Definition of statuary marble in English:

statuary marble

noun

  • [mass noun] Fine-grained white marble suitable for making statues.

    • ‘But it would be as reasonable to say that one of those small blue stains which sometimes occur in the purest statuary marble would convert the Eve of Powers to a monster.’
    • ‘The fireplace is being built both in pure white statuary marble and in solid black and green marble.’
    • ‘Workmanship of the very highest caliber showcases rich finishes of Santos mahogany and select statuary marble.’
    • ‘Inset marble panels in contrasting colours can provide a striking contrast to the statuary marble.’
    • ‘The purest form of marble is statuary marble, which is white with visible crystalline structure.’
    • ‘He had looked for this perfect statuary marble for years and eventually he found it in the oldest quarry in Carrara.’

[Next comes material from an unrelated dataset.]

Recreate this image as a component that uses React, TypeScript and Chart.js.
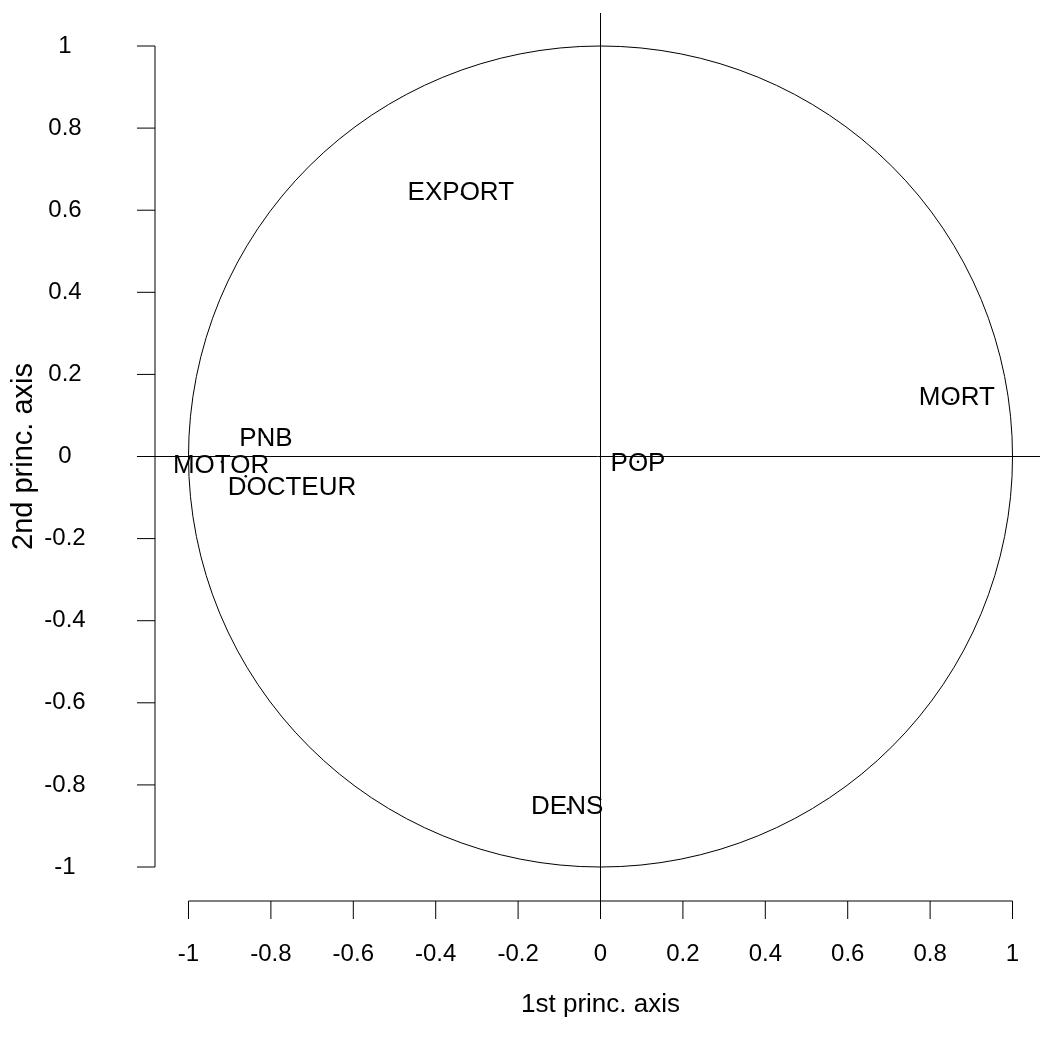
import { useEffect, useRef } from "react";
import { Chart, registerables } from "chart.js";

Chart.register(...registerables);

// Variables projected on the first two principal axes (correlation circle)
const variables = ["EXPORT", "MORT", "POP", "DENS", "PNB", "MOTOR", "DOCTEUR"];
const axis1 = [-0.336, 0.853, 0.091, -0.079, -0.814, -0.919, -0.861];
const axis2 = [0.639, 0.138, -0.013, -0.859, 0.048, -0.013, -0.048];
// Where each label is centred
const labelAxis1 = [-0.339, 0.865, 0.091, -0.081, -0.812, -0.921, -0.749];
const labelAxis2 = [0.644, 0.145, -0.016, -0.851, 0.045, -0.021, -0.074];

const tickValues = [-1, -0.8, -0.6, -0.4, -0.2, 0, 0.2, 0.4, 0.6, 0.8, 1];
const tickLabels = ["-1", "-0.8", "-0.6", "-0.4", "-0.2", "0", "0.2", "0.4", "0.6", "0.8", "1"];
const xTitle = "1st princ. axis";
const yTitle = "2nd princ. axis";

const FAMILY = '"Liberation Sans", Arial, Helvetica, sans-serif';

const corPlugin = {
  id: "corcircle",
  beforeDatasetsDraw(chart: any) {
    const { ctx, chartArea, scales } = chart;
    const xs = scales.x;
    const ys = scales.y;
    const cx = xs.getPixelForValue(0);
    const cy = ys.getPixelForValue(0);
    const rx = xs.getPixelForValue(1) - cx;
    const ry = cy - ys.getPixelForValue(1);
    ctx.save();
    ctx.strokeStyle = "#000";
    ctx.lineWidth = 1;
    // unit circle
    ctx.beginPath();
    ctx.ellipse(cx, cy, rx, ry, 0, 0, Math.PI * 2);
    ctx.stroke();
    // reference lines at 0
    ctx.beginPath();
    ctx.moveTo(chartArea.left, cy);
    ctx.lineTo(1040, cy);
    ctx.moveTo(cx, chartArea.top);
    ctx.lineTo(cx, chartArea.bottom);
    ctx.stroke();

    // R-style axes
    const tick = 18;
    const bottomY = chartArea.bottom;
    const leftX = chartArea.left;
    const x0 = xs.getPixelForValue(tickValues[0]);
    const x1 = xs.getPixelForValue(tickValues[tickValues.length - 1]);
    const y0 = ys.getPixelForValue(tickValues[0]);
    const y1 = ys.getPixelForValue(tickValues[tickValues.length - 1]);
    ctx.beginPath();
    ctx.moveTo(x0, bottomY);
    ctx.lineTo(x1, bottomY);
    ctx.moveTo(leftX, y0);
    ctx.lineTo(leftX, y1);
    tickValues.forEach((v) => {
      const px = xs.getPixelForValue(v);
      ctx.moveTo(px, bottomY);
      ctx.lineTo(px, bottomY + tick);
      const py = ys.getPixelForValue(v);
      ctx.moveTo(leftX, py);
      ctx.lineTo(leftX - tick, py);
    });
    ctx.stroke();

    ctx.fillStyle = "#000";
    ctx.font = "24px " + FAMILY;
    ctx.textAlign = "center";
    ctx.textBaseline = "middle";
    tickValues.forEach((v, i) => {
      ctx.fillText(tickLabels[i], xs.getPixelForValue(v), bottomY + 53);
      ctx.fillText(tickLabels[i], 65, ys.getPixelForValue(v));
    });
    ctx.font = "26px " + FAMILY;
    ctx.fillText(xTitle, cx, bottomY + 104);
    ctx.save();
    ctx.font = "29px " + FAMILY;
    ctx.translate(24, cy);
    ctx.rotate(-Math.PI / 2);
    ctx.fillText(yTitle, 0, 0);
    ctx.restore();
    ctx.restore();
  },
  afterDatasetsDraw(chart: any) {
    const { ctx, scales } = chart;
    ctx.save();
    ctx.fillStyle = "#000";
    ctx.font = "26px " + FAMILY;
    ctx.textAlign = "center";
    ctx.textBaseline = "middle";
    variables.forEach((name, i) => {
      ctx.fillText(
        name,
        scales.x.getPixelForValue(labelAxis1[i]),
        scales.y.getPixelForValue(labelAxis2[i]) + 1
      );
    });
    ctx.restore();
  },
};

export default function App() {
  const ref = useRef<HTMLCanvasElement | null>(null);
  useEffect(() => {
    document.body.style.margin = "0";
    document.body.style.overflow = "hidden";
    const canvas = ref.current;
    if (!canvas) return;
    const chart = new Chart(canvas, {
      type: "scatter",
      data: {
        datasets: [
          {
            data: axis1.map((x, i) => ({ x, y: axis2[i] })),
            pointRadius: 1.3,
            pointBackgroundColor: "#000",
            pointBorderColor: "#000",
            pointBorderWidth: 0,
            clip: false,
          },
        ],
      },
      options: {
        animation: false,
        responsive: false,
        devicePixelRatio: 1,
        layout: { autoPadding: false, padding: { left: 155, right: 0, top: 13, bottom: 150 } },
        plugins: { legend: { display: false }, tooltip: { enabled: false } },
        scales: {
          x: { type: "linear", min: -1.0813, max: 1.0667, display: false },
          y: { type: "linear", min: -1.0828, max: 1.0804, display: false },
        },
      },
      plugins: [corPlugin],
    });
    return () => chart.destroy();
  }, []);
  return (
    <div style={{ width: 1040, height: 1051, background: "#fff" }}>
      <canvas ref={ref} width={1040} height={1051} style={{ display: "block" }} />
    </div>
  );
}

    • ‘A fine copy of a George III Adam chimneypiece in white statuary marble with a moulded breakfront shelf above full ionic columns and carved paterae end blocks.’
    • ‘The British Vice Consul at Spezia, in a report on the Carrara marble industry, says that last year the production of the quarries was 108,951 tons of ordinary and statuary marble, and 52,360 tons of sawn and worked marble.’

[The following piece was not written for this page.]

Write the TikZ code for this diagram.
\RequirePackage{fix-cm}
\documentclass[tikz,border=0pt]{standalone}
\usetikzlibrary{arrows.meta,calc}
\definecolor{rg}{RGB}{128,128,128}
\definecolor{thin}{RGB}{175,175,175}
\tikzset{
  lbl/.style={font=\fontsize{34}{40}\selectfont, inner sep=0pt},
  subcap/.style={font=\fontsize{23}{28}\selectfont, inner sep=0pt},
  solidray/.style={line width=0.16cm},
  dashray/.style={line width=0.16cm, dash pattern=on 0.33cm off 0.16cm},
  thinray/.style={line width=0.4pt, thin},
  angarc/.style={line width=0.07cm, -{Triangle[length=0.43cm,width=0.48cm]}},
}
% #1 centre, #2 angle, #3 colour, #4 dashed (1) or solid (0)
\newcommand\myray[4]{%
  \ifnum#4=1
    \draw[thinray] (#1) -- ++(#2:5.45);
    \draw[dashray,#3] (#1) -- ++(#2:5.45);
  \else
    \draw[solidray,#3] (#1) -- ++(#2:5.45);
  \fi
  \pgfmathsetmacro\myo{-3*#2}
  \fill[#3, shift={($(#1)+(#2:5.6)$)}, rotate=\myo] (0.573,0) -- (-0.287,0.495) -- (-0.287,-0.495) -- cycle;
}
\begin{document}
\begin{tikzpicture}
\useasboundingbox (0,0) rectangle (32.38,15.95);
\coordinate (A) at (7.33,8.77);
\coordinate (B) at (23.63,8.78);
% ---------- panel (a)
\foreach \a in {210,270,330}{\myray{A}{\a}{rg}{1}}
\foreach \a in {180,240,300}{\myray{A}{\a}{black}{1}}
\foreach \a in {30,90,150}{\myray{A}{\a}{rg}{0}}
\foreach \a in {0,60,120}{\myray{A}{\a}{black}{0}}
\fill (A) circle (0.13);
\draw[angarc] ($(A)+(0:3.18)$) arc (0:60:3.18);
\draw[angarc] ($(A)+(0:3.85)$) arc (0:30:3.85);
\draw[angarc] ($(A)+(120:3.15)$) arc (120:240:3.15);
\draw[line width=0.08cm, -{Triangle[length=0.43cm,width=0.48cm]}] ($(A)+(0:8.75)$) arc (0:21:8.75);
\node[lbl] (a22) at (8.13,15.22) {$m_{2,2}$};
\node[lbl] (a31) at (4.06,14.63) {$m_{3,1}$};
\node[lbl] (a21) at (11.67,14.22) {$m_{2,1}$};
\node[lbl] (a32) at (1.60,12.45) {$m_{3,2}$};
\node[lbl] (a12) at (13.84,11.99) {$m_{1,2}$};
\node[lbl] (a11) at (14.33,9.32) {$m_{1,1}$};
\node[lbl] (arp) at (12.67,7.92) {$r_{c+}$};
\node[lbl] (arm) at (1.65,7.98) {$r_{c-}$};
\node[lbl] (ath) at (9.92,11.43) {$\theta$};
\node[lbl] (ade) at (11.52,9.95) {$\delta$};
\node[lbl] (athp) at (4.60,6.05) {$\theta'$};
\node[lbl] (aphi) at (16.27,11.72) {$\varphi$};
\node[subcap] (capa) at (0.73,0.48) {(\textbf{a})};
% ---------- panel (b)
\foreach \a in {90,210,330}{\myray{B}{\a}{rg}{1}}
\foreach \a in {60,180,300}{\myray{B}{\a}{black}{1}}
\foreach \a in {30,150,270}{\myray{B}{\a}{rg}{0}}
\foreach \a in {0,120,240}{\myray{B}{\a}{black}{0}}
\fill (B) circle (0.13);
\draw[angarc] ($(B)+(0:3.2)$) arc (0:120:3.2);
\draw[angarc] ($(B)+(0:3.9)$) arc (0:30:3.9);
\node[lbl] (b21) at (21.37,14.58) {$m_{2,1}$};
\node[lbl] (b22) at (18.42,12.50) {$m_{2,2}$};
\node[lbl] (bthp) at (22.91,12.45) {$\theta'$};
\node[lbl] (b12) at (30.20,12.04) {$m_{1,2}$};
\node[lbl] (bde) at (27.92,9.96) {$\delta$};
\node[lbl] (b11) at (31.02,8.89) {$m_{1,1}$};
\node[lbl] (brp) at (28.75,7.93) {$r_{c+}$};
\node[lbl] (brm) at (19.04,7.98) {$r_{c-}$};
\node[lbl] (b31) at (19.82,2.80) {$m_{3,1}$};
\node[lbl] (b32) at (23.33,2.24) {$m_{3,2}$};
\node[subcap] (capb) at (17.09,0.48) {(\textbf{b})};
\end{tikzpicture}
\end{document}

    • ‘A round leaded-glass window in the butler's pantry sits above an antique butcher block (from the original kitchen) bearing a slab of the same white statuary marble as the new countertops.’
    • ‘REF AMBS 34 Original Antique Georgian fireplace surround in statuary marble with delicately carved end blocks. £7500 inc V.A.T.’

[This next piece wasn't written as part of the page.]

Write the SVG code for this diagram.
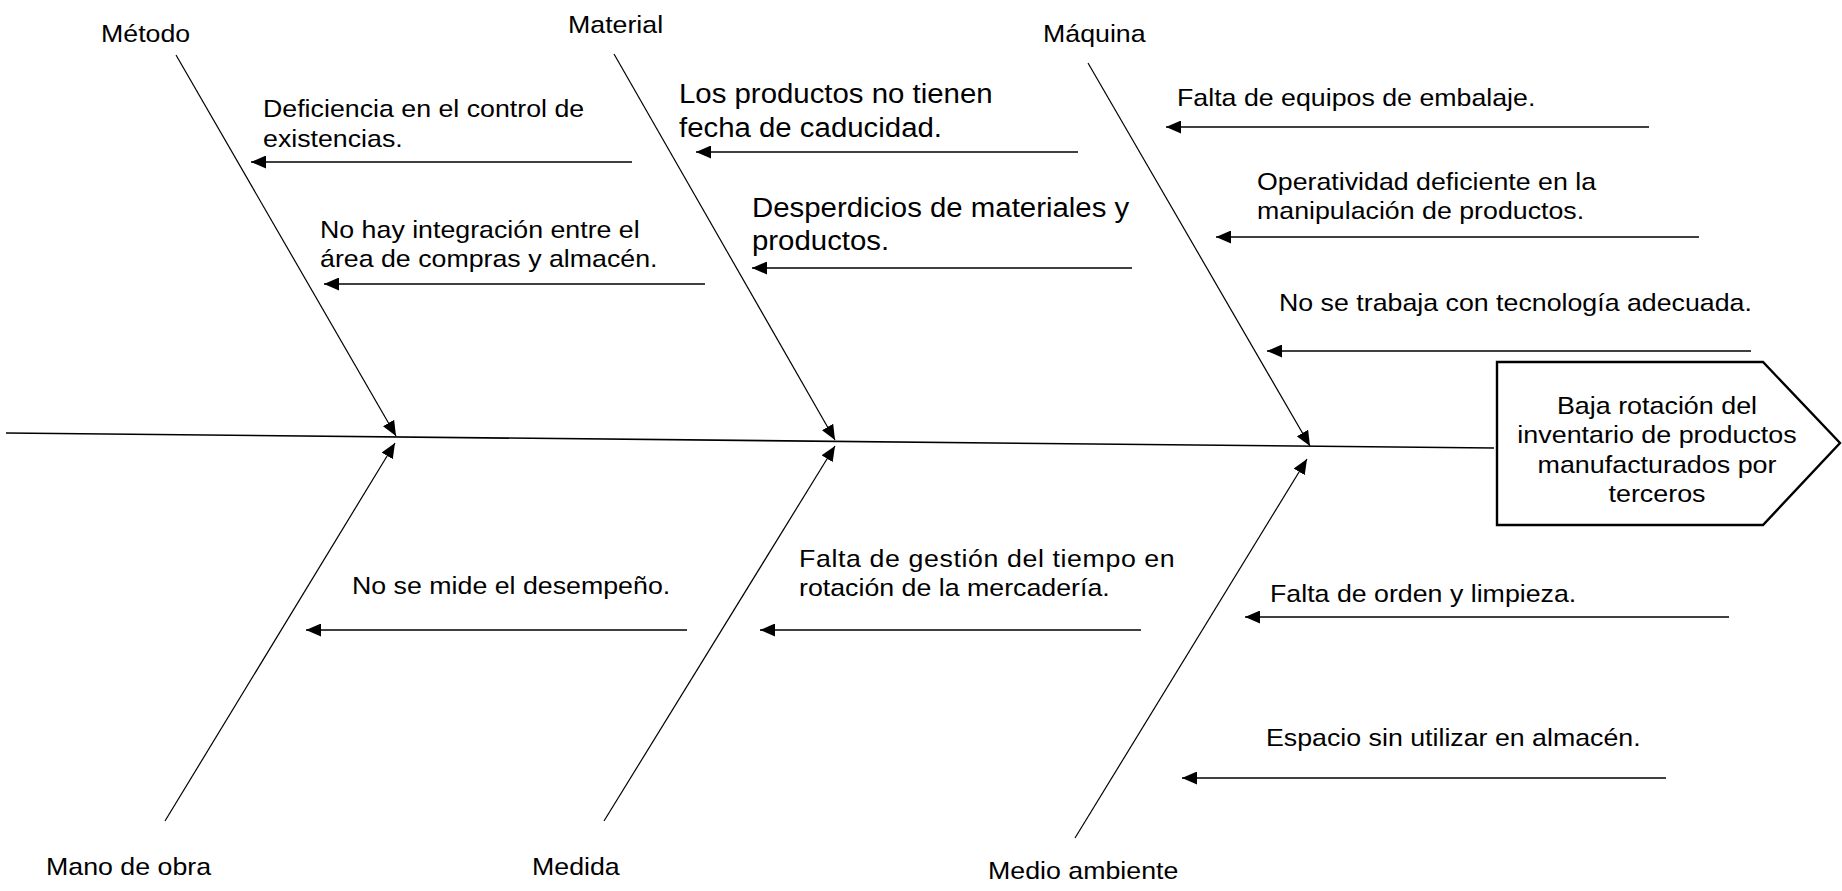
<svg xmlns="http://www.w3.org/2000/svg" width="1842" height="891" viewBox="0 0 1842 891">
<style>
.t { font-family: "Liberation Sans", Arial, sans-serif; font-size: 24px; fill: #000; }
.big { font-size: 28px; }
.bone { stroke: #000; stroke-width: 1.2; fill: none; }
.arr { stroke: #000; stroke-width: 1.6; fill: none; }
.spine { stroke: #000; stroke-width: 1.6; fill: none; }
.head { stroke: #000; stroke-width: 2.4; fill: #fff; }
</style>
<defs>
<marker id="ah" markerUnits="userSpaceOnUse" markerWidth="16" markerHeight="13" refX="15" refY="6.5" orient="auto">
<path d="M0,0 L15,6.5 L0,13 z" fill="#000"/>
</marker>
</defs>
<rect width="1842" height="891" fill="#fff"/>

<g id="connectors">
<line class="spine" x1="6" y1="433" x2="1494" y2="448"/>
<line class="bone" x1="176" y1="55" x2="396" y2="436" marker-end="url(#ah)"/>
<line class="bone" x1="614" y1="54" x2="835" y2="440" marker-end="url(#ah)"/>
<line class="bone" x1="1088" y1="63" x2="1310" y2="446" marker-end="url(#ah)"/>
<line class="bone" x1="165" y1="821" x2="395" y2="443" marker-end="url(#ah)"/>
<line class="bone" x1="604" y1="821" x2="835" y2="446" marker-end="url(#ah)"/>
<line class="bone" x1="1075" y1="838" x2="1307" y2="459" marker-end="url(#ah)"/>
<line class="arr" x1="632" y1="162" x2="251" y2="162" marker-end="url(#ah)"/>
<line class="arr" x1="705" y1="284" x2="324" y2="284" marker-end="url(#ah)"/>
<line class="arr" x1="1078" y1="152" x2="696" y2="152" marker-end="url(#ah)"/>
<line class="arr" x1="1132" y1="268" x2="752" y2="268" marker-end="url(#ah)"/>
<line class="arr" x1="1649" y1="127" x2="1166" y2="127" marker-end="url(#ah)"/>
<line class="arr" x1="1699" y1="237" x2="1216" y2="237" marker-end="url(#ah)"/>
<line class="arr" x1="1751" y1="351" x2="1267" y2="351" marker-end="url(#ah)"/>
<line class="arr" x1="687" y1="630" x2="306" y2="630" marker-end="url(#ah)"/>
<line class="arr" x1="1141" y1="630" x2="760" y2="630" marker-end="url(#ah)"/>
<line class="arr" x1="1729" y1="617" x2="1245" y2="617" marker-end="url(#ah)"/>
<line class="arr" x1="1666" y1="778" x2="1182" y2="778" marker-end="url(#ah)"/>
</g>

<g id="effect">
<polygon class="head" points="1497,362 1763,362 1840,443 1763,525 1497,525"/>
<text class="t" text-anchor="middle" transform="translate(1657 414) scale(1.12 1)"><tspan x="0" y="0">Baja rotación del</tspan><tspan x="0" y="29.3">inventario de productos</tspan><tspan x="0" y="58.6">manufacturados por</tspan><tspan x="0" y="88">terceros</tspan></text>
</g>

<g id="metodo">
<text class="t" transform="translate(101 42) scale(1.115 1)">Método</text>
<text class="t" transform="translate(263 117.3) scale(1.115 1)"><tspan x="0" y="0">Deficiencia en el control de</tspan><tspan x="0" y="29.4">existencias.</tspan></text>
<text class="t" transform="translate(320 238) scale(1.115 1)"><tspan x="0" y="0">No hay integración entre el</tspan><tspan x="0" y="29.4">área de compras y almacén.</tspan></text>
</g>

<g id="material">
<text class="t" transform="translate(568 33) scale(1.115 1)">Material</text>
<text class="t big" transform="translate(679 103.3) scale(1.05 1)"><tspan x="0" y="0">Los productos no tienen</tspan><tspan x="0" y="33.4">fecha de caducidad.</tspan></text>
<text class="t big" transform="translate(752 216.7) scale(1.05 1)"><tspan x="0" y="0">Desperdicios de materiales y</tspan><tspan x="0" y="33.4">productos.</tspan></text>
</g>

<g id="maquina">
<text class="t" transform="translate(1043 42) scale(1.115 1)">Máquina</text>
<text class="t" transform="translate(1177 106) scale(1.115 1)">Falta de equipos de embalaje.</text>
<text class="t" transform="translate(1257 190) scale(1.115 1)"><tspan x="0" y="0">Operatividad deficiente en la</tspan><tspan x="0" y="29.4">manipulación de productos.</tspan></text>
<text class="t" transform="translate(1279 311) scale(1.115 1)">No se trabaja con tecnología adecuada.</text>
</g>

<g id="mano-de-obra">
<text class="t" transform="translate(46 875) scale(1.115 1)">Mano de obra</text>
<text class="t" transform="translate(352 594) scale(1.115 1)">No se mide el desempeño.</text>
</g>

<g id="medida">
<text class="t" transform="translate(532 875) scale(1.115 1)">Medida</text>
<text class="t" transform="translate(799 567) scale(1.115 1)"><tspan x="0" y="0" textLength="337" lengthAdjust="spacing">Falta de gestión del tiempo en</tspan><tspan x="0" y="29.4">rotación de la mercadería.</tspan></text>
</g>

<g id="medio-ambiente">
<text class="t" transform="translate(988 879) scale(1.115 1)">Medio ambiente</text>
<text class="t" transform="translate(1270 602) scale(1.115 1)">Falta de orden y limpieza.</text>
<text class="t" transform="translate(1266 746) scale(1.115 1)">Espacio sin utilizar en almacén.</text>
</g>
</svg>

    • ‘In the case of statuary marble, the heat was sufficient to obliterate the fossils which the limestone formerly contained.’
    • ‘The earlier secretaire was probably stored at the garde-meuble at Versailles until it was sent for use by the King at the chateau of Saint-Cloud, where it was given its present top of white statuary marble.’
    • ‘The distinctive luster of statuary marble is due to the effect caused by light penetrating a short distance into the stone and then being reflected from the surfaces of inner crystals.’